Seasonality is the second major challenge: hourly patterns sit on top of daily, weekly and yearly cycles, while holidays, promotions, or weather add extra layers. To handle it, build models that can capture multiple seasonalities, use calendars for key events and plan for retraining as patterns drift over time. Models with desirable properties, such as the ability to handle multiple seasonalities, are important for effective time series forecasting.
Validation matters too. Don’t split randomly instead use rolling/forward-chaining cross-validation so training always precedes test data and you’re evaluating the horizons you actually need to forecast. Important considerations in time series analysis include handling missing data, ensuring regular intervals and supporting robust decision making.
A better understanding of time series data leads to improved forecasting and more informed decision making.
Common time-series ML approaches
There isn’t one “best” model; there are families with different trade-offs:
Classical statistics – simple models that smooth or project trends and cycles; fast to run and easy to explain. These models often use curve fitting and statistical models to identify trends and cycles.
Additive models – tools like Prophet that combine trend, seasonality and holidays; popular for business metrics.
Tree-based models – boosted trees (XGBoost, LightGBM) that work well when you add lagged values and rolling averages as features.
Deep learning – neural networks that can capture complex, nonlinear patterns in sequences (e.g. LSTMs or Transformers).
Pretrained foundation models – large transformers like Chronos or Moirai that bring “zero-shot” forecasting power when you don’t have much history.
High-performance toolkits – optimized libraries (like StatsForecast) that scale the classical methods across thousands of series cheaply.
Whatever you choose, establish a seasonal baseline first, then justify added complexity with rolling backtests. Time series forecasting models use both historical data and future values to improve prediction accuracy.
SingleStore for time-series and vectors in AI
SingleStore has long been used for time series workloads with fast ingestion, efficient compression and SQL that integrates cleanly with analytics and BI tools.
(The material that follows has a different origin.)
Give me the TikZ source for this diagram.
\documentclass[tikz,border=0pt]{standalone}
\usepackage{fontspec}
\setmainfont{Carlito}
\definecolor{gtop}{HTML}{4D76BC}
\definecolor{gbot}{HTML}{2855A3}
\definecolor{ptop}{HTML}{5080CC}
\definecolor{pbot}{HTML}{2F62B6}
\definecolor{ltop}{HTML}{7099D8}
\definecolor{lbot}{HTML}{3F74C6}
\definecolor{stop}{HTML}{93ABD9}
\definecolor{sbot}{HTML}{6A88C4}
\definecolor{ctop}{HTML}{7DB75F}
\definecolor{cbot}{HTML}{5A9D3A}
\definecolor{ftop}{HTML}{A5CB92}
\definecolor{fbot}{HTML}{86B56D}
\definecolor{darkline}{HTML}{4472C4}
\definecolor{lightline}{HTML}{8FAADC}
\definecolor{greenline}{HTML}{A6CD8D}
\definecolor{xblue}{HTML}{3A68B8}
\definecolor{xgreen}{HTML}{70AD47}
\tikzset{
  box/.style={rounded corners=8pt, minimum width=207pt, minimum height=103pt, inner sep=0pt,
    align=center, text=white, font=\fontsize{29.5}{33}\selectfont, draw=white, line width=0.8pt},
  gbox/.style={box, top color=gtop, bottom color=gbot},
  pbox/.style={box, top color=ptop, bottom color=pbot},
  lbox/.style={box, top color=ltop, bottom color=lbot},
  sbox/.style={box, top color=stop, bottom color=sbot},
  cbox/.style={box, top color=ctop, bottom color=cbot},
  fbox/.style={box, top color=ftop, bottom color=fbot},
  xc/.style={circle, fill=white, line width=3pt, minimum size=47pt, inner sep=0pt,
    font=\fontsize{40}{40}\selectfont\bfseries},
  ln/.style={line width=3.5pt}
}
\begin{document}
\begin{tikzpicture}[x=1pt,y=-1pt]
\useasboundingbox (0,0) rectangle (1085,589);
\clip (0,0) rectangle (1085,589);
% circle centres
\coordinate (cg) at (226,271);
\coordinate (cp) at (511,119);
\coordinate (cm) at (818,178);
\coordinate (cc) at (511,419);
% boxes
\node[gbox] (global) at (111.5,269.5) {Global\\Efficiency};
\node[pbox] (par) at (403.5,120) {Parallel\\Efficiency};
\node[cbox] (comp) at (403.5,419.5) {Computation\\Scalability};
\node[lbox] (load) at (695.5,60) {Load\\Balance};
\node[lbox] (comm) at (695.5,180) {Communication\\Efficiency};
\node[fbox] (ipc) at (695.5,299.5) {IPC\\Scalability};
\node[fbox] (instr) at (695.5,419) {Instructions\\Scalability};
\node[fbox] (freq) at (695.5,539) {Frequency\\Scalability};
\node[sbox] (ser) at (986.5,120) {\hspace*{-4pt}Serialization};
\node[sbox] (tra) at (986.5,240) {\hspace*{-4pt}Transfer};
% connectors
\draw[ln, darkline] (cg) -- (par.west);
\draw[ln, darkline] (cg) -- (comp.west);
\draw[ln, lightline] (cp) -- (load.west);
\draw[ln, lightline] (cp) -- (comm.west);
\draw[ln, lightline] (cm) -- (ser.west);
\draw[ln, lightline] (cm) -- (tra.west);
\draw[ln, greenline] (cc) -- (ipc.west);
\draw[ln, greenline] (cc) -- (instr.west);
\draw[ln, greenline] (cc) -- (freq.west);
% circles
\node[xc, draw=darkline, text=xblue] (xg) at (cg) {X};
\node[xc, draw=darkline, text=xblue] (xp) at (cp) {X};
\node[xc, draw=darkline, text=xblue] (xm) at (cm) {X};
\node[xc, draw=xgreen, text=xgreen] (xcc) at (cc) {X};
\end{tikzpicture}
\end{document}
SingleStore is designed to handle large time series data sets consisting of many data points collected at regular time intervals. The original time-series in applications deep dive demonstrated bucketing, OHLC aggregation, smoothing and lifecycle management (hot rowstore vs. compressed columnstore) with simple SQL. Functions like TIME_BUCKET, FIRST and LAST make it straightforward to regularize events into training-ready windows, no ETL gymnastics required.
Example: Regularize sales data to daily windows for modeling & dashboards:
1CREATE VIEW sales_daily AS2SELECT3 store_id,4 TIME_BUCKET(INTERVAL 1 DAY, ts) AS bucket_day,5 FIRST(revenue_usd, ts) AS open_revenue,6 LAST(revenue_usd, ts) AS close_revenue,7 SUM(revenue_usd) AS total_revenue,8 COUNT(DISTINCT order_id) AS orders9FROM sales_events10GROUP BY store_id, bucket_day;
This query transforms a stream of irregular order events into consistent daily buckets, producing the kind of open, close, total and count structure that many forecasting models expect. By rolling up events into a uniform daily cadence, you eliminate irregular sampling and provide your model with clean, calendar-aligned training windows.
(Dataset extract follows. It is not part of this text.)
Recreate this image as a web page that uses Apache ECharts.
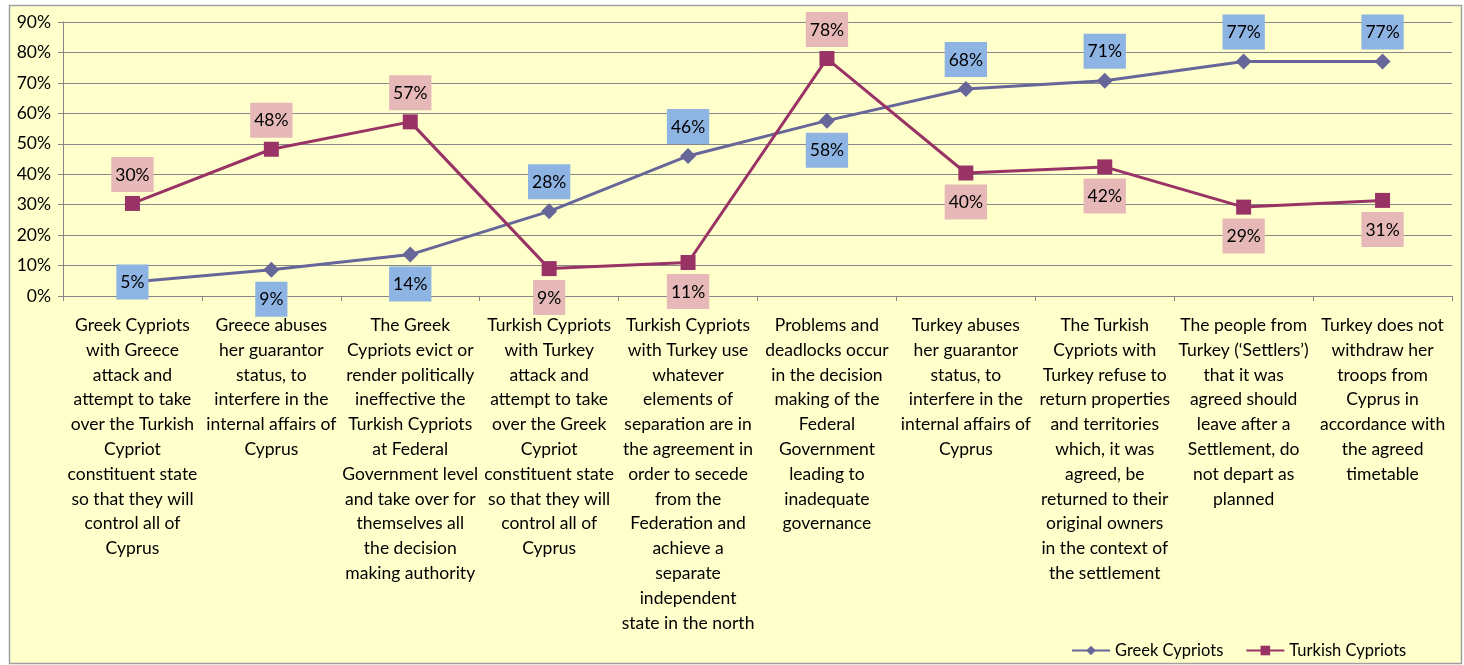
<!DOCTYPE html>
<html><head><meta charset="utf-8">
<script src="https://cdn.jsdelivr.net/npm/echarts@6/dist/echarts.min.js"></script>
<style>html,body{margin:0;padding:0;background:#fff}#c{width:1464px;height:665px}</style>
</head><body><div id="c"></div>
<script>
const categories = [
"Greek Cypriots\nwith Greece\nattack and\nattempt to take\nover the Turkish\nCypriot\nconstituent state\nso that they will\ncontrol all of\nCyprus",
"Greece abuses\nher guarantor\nstatus, to\ninterfere in the\ninternal affairs of\nCyprus",
"The Greek\nCypriots evict or\nrender politically\nineffective the\nTurkish Cypriots\nat Federal\nGovernment level\nand take over for\nthemselves all\nthe decision\nmaking authority",
"Turkish Cypriots\nwith Turkey\nattack and\nattempt to take\nover the Greek\nCypriot\nconstituent state\nso that they will\ncontrol all of\nCyprus",
"Turkish Cypriots\nwith Turkey use\nwhatever\nelements of\nseparation are in\nthe agreement in\norder to secede\nfrom the\nFederation and\nachieve a\nseparate\nindependent\nstate in the north",
"Problems and\ndeadlocks occur\nin the decision\nmaking of the\nFederal\nGovernment\nleading to\ninadequate\ngovernance",
"Turkey abuses\nher guarantor\nstatus, to\ninterfere in the\ninternal affairs of\nCyprus",
"The Turkish\nCypriots with\nTurkey refuse to\nreturn properties\nand territories\nwhich, it was\nagreed, be\nreturned to their\noriginal owners\nin the context of\nthe settlement",
"The people from\nTurkey (\u2018Settlers\u2019)\nthat it was\nagreed should\nleave after a\nSettlement, do\nnot depart as\nplanned",
"Turkey does not\nwithdraw her\ntroops from\nCyprus in\naccordance with\nthe agreed\ntimetable"
];
const greekCypriots = [4.6, 8.6, 13.6, 27.8, 46, 57.6, 68, 70.7, 77, 77];
const turkishCypriots = [30.4, 48.2, 57.2, 9.0, 11.0, 78, 40.4, 42.4, 29.2, 31.4];
const yTicks = [0, 10, 20, 30, 40, 50, 60, 70, 80, 90];

const greekLabelPos = ['inside','bottom','bottom','top','top','bottom','top','top','top','top'];
const turkishLabelPos = ['top','top','top','bottom','bottom','top','bottom','bottom','bottom','bottom'];

const FONT = 'Lato';
function mk(vals, pos, bg) {
  return vals.map((v, i) => ({
    value: v,
    label: {
      show: true, position: pos[i], distance: 4,
      backgroundColor: bg, padding: [8, 4, 7, 4],
      color: '#000', fontFamily: FONT, fontSize: 17.5, lineHeight: 20,
      formatter: p => Math.round(p.value) + '%'
    }
  }));
}

const chart = echarts.init(document.getElementById('c'), null, {renderer: 'canvas'});
chart.setOption({
  backgroundColor: '#ffffff',
  animation: false,
  graphic: [{
    type: 'rect', z: -10, silent: true,
    shape: {x: 9.5, y: 5.5, width: 1452, height: 658},
    style: {fill: '#FFFFCC', stroke: '#A0A0A0', lineWidth: 1.5}
  }],
  grid: {left: 63, right: 12, top: 22, bottom: 369, containLabel: false},
  legend: {
    left: 1066, top: 637, itemWidth: 38, itemHeight: 12, itemGap: 22,
    textStyle: {fontFamily: FONT, fontSize: 16.5, color: '#000'},
    data: ['Greek Cypriots', 'Turkish Cypriots']
  },
  xAxis: {
    type: 'category', data: categories, boundaryGap: true,
    axisLine: {lineStyle: {color: '#868686', width: 1}},
    axisTick: {show: true, length: 5, lineStyle: {color: '#868686'}},
    axisLabel: {interval: 0, margin: 17, color: '#000', fontFamily: FONT, fontSize: 17.5, lineHeight: 24.8, align: 'center', verticalAlign: 'top'}
  },
  yAxis: {
    type: 'value', min: 0, max: 90, interval: 10,
    axisLine: {show: true, lineStyle: {color: '#868686', width: 1}},
    axisTick: {show: true, length: 5, lineStyle: {color: '#868686'}},
    splitLine: {show: true, lineStyle: {color: '#878787', width: 1}},
    axisLabel: {margin: 12, color: '#000', fontFamily: FONT, fontSize: 17.5,
      formatter: v => (yTicks.includes(v) ? v + '%' : '')}
  },
  series: [
    {
      name: 'Greek Cypriots', type: 'line', data: mk(greekCypriots, greekLabelPos, '#8EB4E3'),
      symbol: 'diamond', symbolSize: 16, showAllSymbol: true,
      lineStyle: {color: '#666699', width: 3}, itemStyle: {color: '#666699'}, z: 3
    },
    {
      name: 'Turkish Cypriots', type: 'line', data: mk(turkishCypriots, turkishLabelPos, '#E6B9B8'),
      symbol: 'rect', symbolSize: 15, showAllSymbol: true,
      lineStyle: {color: '#993366', width: 3}, itemStyle: {color: '#993366'}, z: 4
    }
  ]
});
</script></body></html>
Hybrid search joins text, vectors and time
Modern AI workflows rarely stop at numbers. You’ll often need to join telemetry with unstructured data: incident tickets, operator notes, logs, or docs. SingleStore’s native vector type and vector indexing let you store embeddings alongside your time-series and hybrid search blends full-text andvector similarity in a single SQL query. For example, retrieving similar past sales windows and prioritizing those that mention a specific promotion or issue. SingleStore can also handle panel data and cross sectional data, enabling analysis of individual data and the identification of unique records across different data types.
This is the samehybrid database search described in the docs, vector and full-text, blended with reciprocal rank fusion, so you can retrieve “examples that look like this window and talk about that promotion.” In plain terms: the query looks at both the shape of your recent sales data (via the vector) and the words describing past events (via full-text), then merges those rankings. The result is a short list of historical periods that not only behaved like the current window but were also annotated with similar context, such as “Black Friday” or “checkout bug.”
Turning these ideas into practice usually starts small. Begin by rolling raw events into consistent windows so models see clean, calendar-aligned input. From there, establish a simple seasonal baseline and use it to benchmark more complex approaches. As your data grows, add embeddings and summaries of past windows so you can quickly recall “what happened last time” during anomalies or promotions. Over time, this mix of regularized inputs, seasonal awareness and retrieval memory forms the backbone of a forecasting pipeline that stays reliable as both data and demands scale.
Building reliable AI on time-series data
Time-series data is where AI meets the real world, whether it is financial ticks, energy loads, or streams of user behavior. The real challenge is not just which model you choose, but whether your data infrastructure can keep up: ingesting at scale, capturing seasonality and joining structured time-series with unstructured context. This is exactly where SingleStore fits, with SQL-native functions to generate clean feature windows, hybrid search to combine vectors and text and ingestion patterns that balance hot paths with historical archives. With these capabilities in place, data engineers can spend less time wrestling with messy event streams and more time turning them into reliable signals that power modern AI.
Frequently Asked Questions
1. What is time-series data used for in AI?
Time-series data is used to forecast future values, detect anomalies and understand trends. Common applications include predicting product demand, spotting unusual spikes in website traffic, monitoring sensor readings in IoT and modeling financial or energy loads.
2. What are the best models for time-series forecasting?
There is no single best model. Classical methods like exponential smoothing and ARIMA are fast and interpretable. Prophet is popular for business data with holidays and promotions. For larger, more complex datasets, boosted trees, deep learning models and newer transformer-based foundation models can capture nonlinear patterns and multiple seasonalities.3. How do I prepare time-series data for machine learning?Start by regularizing raw events into consistent time windows (for example, daily or hourly buckets). Handle missing values, ensure timestamps are aligned and add features such as moving averages or calendar effects like holidays. Clean, consistent input improves both traditional statistical models and modern AI approaches.